Wine country provides the perfect solitary place. It is perfect for ridding the leftover stress of finals, financial aid worries and the pang of rush and business, especially since most cell phones won’t get reception.

Once past Santa Barbara, the towns of Solvang, Los Olivos, Buellton, Pismo Beach, Paso Robles, Soledad, Salinas and Monterey provide the college road tripper or vacationing family with less than conventional stops.

The wine country provides many dust- and mosquito-packed opportunities to pull off of the freeway for a chance to literally watch life drive by. Speeding past the other cars, with only the radio blaring static between a collaboration of stations, trying to make it to the ultimate wine tasting experience in Napa, the brown tree-scattered hills, rows of grapevines and truck trails seem simple and meaningless from afar, yet mysterious as they dare you to discover them up close.

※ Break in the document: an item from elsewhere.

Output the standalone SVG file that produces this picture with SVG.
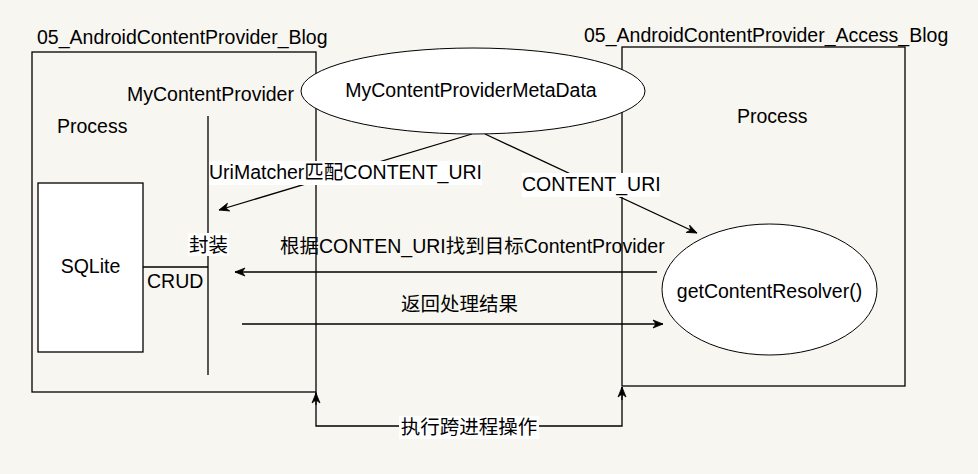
<svg xmlns="http://www.w3.org/2000/svg" width="978" height="474" viewBox="0 0 978 474">
<style>
text{font-family:"Liberation Sans","Noto Sans CJK SC",Arial,sans-serif;font-size:19.5px;fill:#000}
.ln{stroke:#000;stroke-width:1.3;fill:none}
.box{stroke:#000;stroke-width:1.3;fill:none}
.wbox{stroke:#000;stroke-width:1.3;fill:#fff}
.thin{stroke:#000;stroke-width:1;fill:#fff}
.bg{fill:#fff;stroke:none}
</style>
<defs>
<marker id="arr" viewBox="0 0 12 10" refX="11" refY="5" markerWidth="12" markerHeight="10" markerUnits="userSpaceOnUse" orient="auto">
<path d="M1,1 L11,5 L1,9 L4,5 Z" fill="#000" stroke="#000" stroke-width="0.8"/>
</marker>
</defs>
<rect width="978" height="474" fill="#f8f6f0"/>
<g id="left-process">
<rect class="box" x="32" y="52" width="284" height="340"/>
<text x="37" y="44">05_AndroidContentProvider_Blog</text>
<text x="57" y="133">Process</text>
</g>
<g id="right-process">
<rect class="box" x="622" y="47" width="283" height="339"/>
<text x="584" y="42">05_AndroidContentProvider_Access_Blog</text>
<text x="737" y="123">Process</text>
</g>
<g id="sqlite">
<rect class="wbox" x="38" y="183" width="105" height="169"/>
<text x="90.5" y="273" text-anchor="middle">SQLite</text>
</g>
<g id="mycontentprovider">
<line class="ln" x1="208" y1="116" x2="208" y2="375"/>
<text x="127" y="101">MyContentProvider</text>
</g>
<g id="connectors">
<line class="ln" x1="143" y1="267" x2="208" y2="267"/>
<text x="147" y="288">CRUD</text>
<rect class="bg" x="188" y="233" width="41" height="23"/>
<text x="208.5" y="252" text-anchor="middle">封装</text>
<line class="ln" x1="472" y1="134" x2="219" y2="210" marker-end="url(#arr)"/>
<line class="ln" x1="485" y1="134" x2="697" y2="233" marker-end="url(#arr)"/>
<line class="ln" x1="657" y1="272" x2="235" y2="272" marker-end="url(#arr)"/>
<text x="280" y="253">根据CONTEN_URI找到目标ContentProvider</text>
<line class="ln" x1="242" y1="324" x2="663" y2="324" marker-end="url(#arr)"/>
<text x="401" y="311">返回处理结果</text>
<polyline class="ln" points="316,392 316,426 622,426 622,387"/>
<line class="ln" x1="316" y1="405" x2="316" y2="393" marker-end="url(#arr)"/>
<line class="ln" x1="622" y1="400" x2="622" y2="387" marker-end="url(#arr)"/>
<rect class="bg" x="209" y="161" width="273" height="24"/>
<text x="209" y="179">UriMatcher匹配CONTENT_URI</text>
<rect class="bg" x="522" y="173" width="138" height="24"/>
<text x="522" y="191">CONTENT_URI</text>
<rect class="bg" x="399" y="416" width="140" height="23"/>
<text x="469" y="434" text-anchor="middle">执行跨进程操作</text>
</g>
<g id="metadata">
<ellipse class="thin" cx="473" cy="91" rx="172" ry="43"/>
<text x="471" y="97" text-anchor="middle">MyContentProviderMetaData</text>
</g>
<g id="resolver">
<ellipse class="thin" cx="769.5" cy="289.5" rx="107.5" ry="65.5"/>
<text x="769.5" y="298" text-anchor="middle">getContentResolver()</text>
</g>
</svg>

It seems a romantic, almost movie-like idea to wander down the aisles of grape bushes at sunset without a care to be had. However, a real honesty and appreciation is gained after realizing the easy tread is not as refined. While patches of vineyards near popular wineries are kept up for public view, most vineyards are not, leaving it up to the people to use their imaginations and willingness to endure mud and scratches.

An assortment of grasses and weeds are sometimes waist high, and being tasted by mosquitoes at sunset is part of the experience. The grapes are not always sweet and fresh; sometimes they are shriveled or non-existent.

However, once you’ve reached a top of a hill, come to an edge of a cliff, or climbed the infamous oak tree at the end of a row, it’s impossible not to find beauty in the endless land that has yet to be industrialized. The humming of flying bugs, crickets’ purrs and coyotes’ howls become less and less annoying and frightful as the noise of the freeway gets farther and farther away.

Several out-of-the ordinary stops to picnic in an open vineyard or to take photographs of moss-covered trees make the trip to the ultimate wine country, Napa, an even more eye opening road trip. The later days of wine tasting at Francis Ford Coppola’s winery, Baringer, or Robert Mundabi wineries can be all the more appreciated once you immerse yourself in the beauty and open land where the wine starts.

Fact • Napa has only been a wine country for maybe the last 100 years. It’s a hot celebrity getaway.
Food • Wines and gourmet galore
Activity • Wine tasting, exploring
Hot Spot • Sneaking into the pool of Meadow Wood Resort, where anyone who is anyone has a membership.